» **Your task**:
Retype all of the listing exactly, passing over any picture you find.

--- Start Collected material ---

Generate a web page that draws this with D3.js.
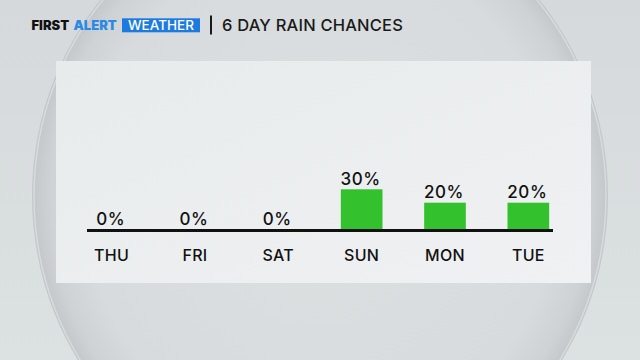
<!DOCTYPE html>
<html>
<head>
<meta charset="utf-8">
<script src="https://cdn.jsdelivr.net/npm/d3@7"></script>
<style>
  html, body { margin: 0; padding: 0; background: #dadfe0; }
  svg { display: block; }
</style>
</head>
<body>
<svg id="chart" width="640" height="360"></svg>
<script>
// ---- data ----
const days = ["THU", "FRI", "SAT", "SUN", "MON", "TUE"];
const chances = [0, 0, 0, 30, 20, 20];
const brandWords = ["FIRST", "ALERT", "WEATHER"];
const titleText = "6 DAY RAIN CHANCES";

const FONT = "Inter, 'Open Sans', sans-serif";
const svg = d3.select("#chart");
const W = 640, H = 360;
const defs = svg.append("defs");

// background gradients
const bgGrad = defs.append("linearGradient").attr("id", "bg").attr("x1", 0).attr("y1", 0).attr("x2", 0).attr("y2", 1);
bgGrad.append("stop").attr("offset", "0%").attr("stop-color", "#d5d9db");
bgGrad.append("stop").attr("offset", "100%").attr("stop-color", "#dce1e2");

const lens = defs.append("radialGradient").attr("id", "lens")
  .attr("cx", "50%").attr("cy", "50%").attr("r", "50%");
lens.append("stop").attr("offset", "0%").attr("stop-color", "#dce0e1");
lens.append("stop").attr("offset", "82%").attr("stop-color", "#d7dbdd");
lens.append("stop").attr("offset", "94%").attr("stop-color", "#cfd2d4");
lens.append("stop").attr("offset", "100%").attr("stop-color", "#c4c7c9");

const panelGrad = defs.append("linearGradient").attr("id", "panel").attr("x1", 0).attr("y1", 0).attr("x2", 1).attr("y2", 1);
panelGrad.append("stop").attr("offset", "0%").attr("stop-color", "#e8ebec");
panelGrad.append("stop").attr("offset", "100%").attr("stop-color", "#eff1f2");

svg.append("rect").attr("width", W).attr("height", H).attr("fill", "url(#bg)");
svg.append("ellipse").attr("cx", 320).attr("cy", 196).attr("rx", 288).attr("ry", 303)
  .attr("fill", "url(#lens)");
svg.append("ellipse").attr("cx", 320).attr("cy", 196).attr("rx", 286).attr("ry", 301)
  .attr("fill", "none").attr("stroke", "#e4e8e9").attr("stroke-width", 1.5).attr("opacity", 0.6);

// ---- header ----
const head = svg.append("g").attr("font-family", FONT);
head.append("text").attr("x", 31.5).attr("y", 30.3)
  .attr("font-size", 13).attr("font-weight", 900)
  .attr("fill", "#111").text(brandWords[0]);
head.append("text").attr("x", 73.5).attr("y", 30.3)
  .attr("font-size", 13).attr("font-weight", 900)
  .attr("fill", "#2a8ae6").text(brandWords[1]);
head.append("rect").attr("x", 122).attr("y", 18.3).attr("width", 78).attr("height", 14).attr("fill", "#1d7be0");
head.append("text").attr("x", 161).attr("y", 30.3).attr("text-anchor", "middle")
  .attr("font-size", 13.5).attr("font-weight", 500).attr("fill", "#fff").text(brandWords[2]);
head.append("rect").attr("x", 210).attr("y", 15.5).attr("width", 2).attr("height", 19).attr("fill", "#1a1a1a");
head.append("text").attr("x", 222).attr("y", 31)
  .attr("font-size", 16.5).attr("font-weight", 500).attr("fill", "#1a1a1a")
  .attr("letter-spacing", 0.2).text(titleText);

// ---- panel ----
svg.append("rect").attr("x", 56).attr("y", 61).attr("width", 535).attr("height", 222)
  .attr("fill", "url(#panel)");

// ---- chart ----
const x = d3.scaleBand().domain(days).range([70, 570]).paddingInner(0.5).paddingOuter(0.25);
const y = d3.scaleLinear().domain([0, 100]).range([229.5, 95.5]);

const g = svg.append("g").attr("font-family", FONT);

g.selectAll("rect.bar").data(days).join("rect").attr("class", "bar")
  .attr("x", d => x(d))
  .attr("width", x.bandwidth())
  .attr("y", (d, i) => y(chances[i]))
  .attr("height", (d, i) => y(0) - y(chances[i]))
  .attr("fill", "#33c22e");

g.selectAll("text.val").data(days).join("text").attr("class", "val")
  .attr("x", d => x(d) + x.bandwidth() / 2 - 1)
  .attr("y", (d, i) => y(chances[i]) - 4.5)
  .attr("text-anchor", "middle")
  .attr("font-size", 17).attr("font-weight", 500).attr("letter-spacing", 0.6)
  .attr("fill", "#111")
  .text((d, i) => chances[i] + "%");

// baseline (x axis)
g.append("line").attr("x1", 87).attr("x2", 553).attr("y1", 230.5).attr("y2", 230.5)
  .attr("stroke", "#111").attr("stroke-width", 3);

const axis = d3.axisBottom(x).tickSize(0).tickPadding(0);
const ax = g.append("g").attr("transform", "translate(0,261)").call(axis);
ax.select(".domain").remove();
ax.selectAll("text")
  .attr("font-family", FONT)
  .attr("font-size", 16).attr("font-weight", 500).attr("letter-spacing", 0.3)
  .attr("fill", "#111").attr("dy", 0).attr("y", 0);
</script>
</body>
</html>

--- End Collected material ---

» **Response**:
Generate a web page that draws this with D3.js.
<!DOCTYPE html>
<html>
<head>
<meta charset="utf-8">
<script src="https://cdn.jsdelivr.net/npm/d3@7"></script>
<style>
  html, body { margin: 0; padding: 0; background: #dadfe0; }
  svg { display: block; }
</style>
</head>
<body>
<svg id="chart" width="640" height="360"></svg>
<script>
// ---- data ----
const days = ["THU", "FRI", "SAT", "SUN", "MON", "TUE"];
const chances = [0, 0, 0, 30, 20, 20];
const brandWords = ["FIRST", "ALERT", "WEATHER"];
const titleText = "6 DAY RAIN CHANCES";

const FONT = "Inter, 'Open Sans', sans-serif";
const svg = d3.select("#chart");
const W = 640, H = 360;
const defs = svg.append("defs");

// background gradients
const bgGrad = defs.append("linearGradient").attr("id", "bg").attr("x1", 0).attr("y1", 0).attr("x2", 0).attr("y2", 1);
bgGrad.append("stop").attr("offset", "0%").attr("stop-color", "#d5d9db");
bgGrad.append("stop").attr("offset", "100%").attr("stop-color", "#dce1e2");

const lens = defs.append("radialGradient").attr("id", "lens")
  .attr("cx", "50%").attr("cy", "50%").attr("r", "50%");
lens.append("stop").attr("offset", "0%").attr("stop-color", "#dce0e1");
lens.append("stop").attr("offset", "82%").attr("stop-color", "#d7dbdd");
lens.append("stop").attr("offset", "94%").attr("stop-color", "#cfd2d4");
lens.append("stop").attr("offset", "100%").attr("stop-color", "#c4c7c9");

const panelGrad = defs.append("linearGradient").attr("id", "panel").attr("x1", 0).attr("y1", 0).attr("x2", 1).attr("y2", 1);
panelGrad.append("stop").attr("offset", "0%").attr("stop-color", "#e8ebec");
panelGrad.append("stop").attr("offset", "100%").attr("stop-color", "#eff1f2");

svg.append("rect").attr("width", W).attr("height", H).attr("fill", "url(#bg)");
svg.append("ellipse").attr("cx", 320).attr("cy", 196).attr("rx", 288).attr("ry", 303)
  .attr("fill", "url(#lens)");
svg.append("ellipse").attr("cx", 320).attr("cy", 196).attr("rx", 286).attr("ry", 301)
  .attr("fill", "none").attr("stroke", "#e4e8e9").attr("stroke-width", 1.5).attr("opacity", 0.6);

// ---- header ----
const head = svg.append("g").attr("font-family", FONT);
head.append("text").attr("x", 31.5).attr("y", 30.3)
  .attr("font-size", 13).attr("font-weight", 900)
  .attr("fill", "#111").text(brandWords[0]);
head.append("text").attr("x", 73.5).attr("y", 30.3)
  .attr("font-size", 13).attr("font-weight", 900)
  .attr("fill", "#2a8ae6").text(brandWords[1]);
head.append("rect").attr("x", 122).attr("y", 18.3).attr("width", 78).attr("height", 14).attr("fill", "#1d7be0");
head.append("text").attr("x", 161).attr("y", 30.3).attr("text-anchor", "middle")
  .attr("font-size", 13.5).attr("font-weight", 500).attr("fill", "#fff").text(brandWords[2]);
head.append("rect").attr("x", 210).attr("y", 15.5).attr("width", 2).attr("height", 19).attr("fill", "#1a1a1a");
head.append("text").attr("x", 222).attr("y", 31)
  .attr("font-size", 16.5).attr("font-weight", 500).attr("fill", "#1a1a1a")
  .attr("letter-spacing", 0.2).text(titleText);

// ---- panel ----
svg.append("rect").attr("x", 56).attr("y", 61).attr("width", 535).attr("height", 222)
  .attr("fill", "url(#panel)");

// ---- chart ----
const x = d3.scaleBand().domain(days).range([70, 570]).paddingInner(0.5).paddingOuter(0.25);
const y = d3.scaleLinear().domain([0, 100]).range([229.5, 95.5]);

const g = svg.append("g").attr("font-family", FONT);

g.selectAll("rect.bar").data(days).join("rect").attr("class", "bar")
  .attr("x", d => x(d))
  .attr("width", x.bandwidth())
  .attr("y", (d, i) => y(chances[i]))
  .attr("height", (d, i) => y(0) - y(chances[i]))
  .attr("fill", "#33c22e");

g.selectAll("text.val").data(days).join("text").attr("class", "val")
  .attr("x", d => x(d) + x.bandwidth() / 2 - 1)
  .attr("y", (d, i) => y(chances[i]) - 4.5)
  .attr("text-anchor", "middle")
  .attr("font-size", 17).attr("font-weight", 500).attr("letter-spacing", 0.6)
  .attr("fill", "#111")
  .text((d, i) => chances[i] + "%");

// baseline (x axis)
g.append("line").attr("x1", 87).attr("x2", 553).attr("y1", 230.5).attr("y2", 230.5)
  .attr("stroke", "#111").attr("stroke-width", 3);

const axis = d3.axisBottom(x).tickSize(0).tickPadding(0);
const ax = g.append("g").attr("transform", "translate(0,261)").call(axis);
ax.select(".domain").remove();
ax.selectAll("text")
  .attr("font-family", FONT)
  .attr("font-size", 16).attr("font-weight", 500).attr("letter-spacing", 0.3)
  .attr("fill", "#111").attr("dy", 0).attr("y", 0);
</script>
</body>
</html>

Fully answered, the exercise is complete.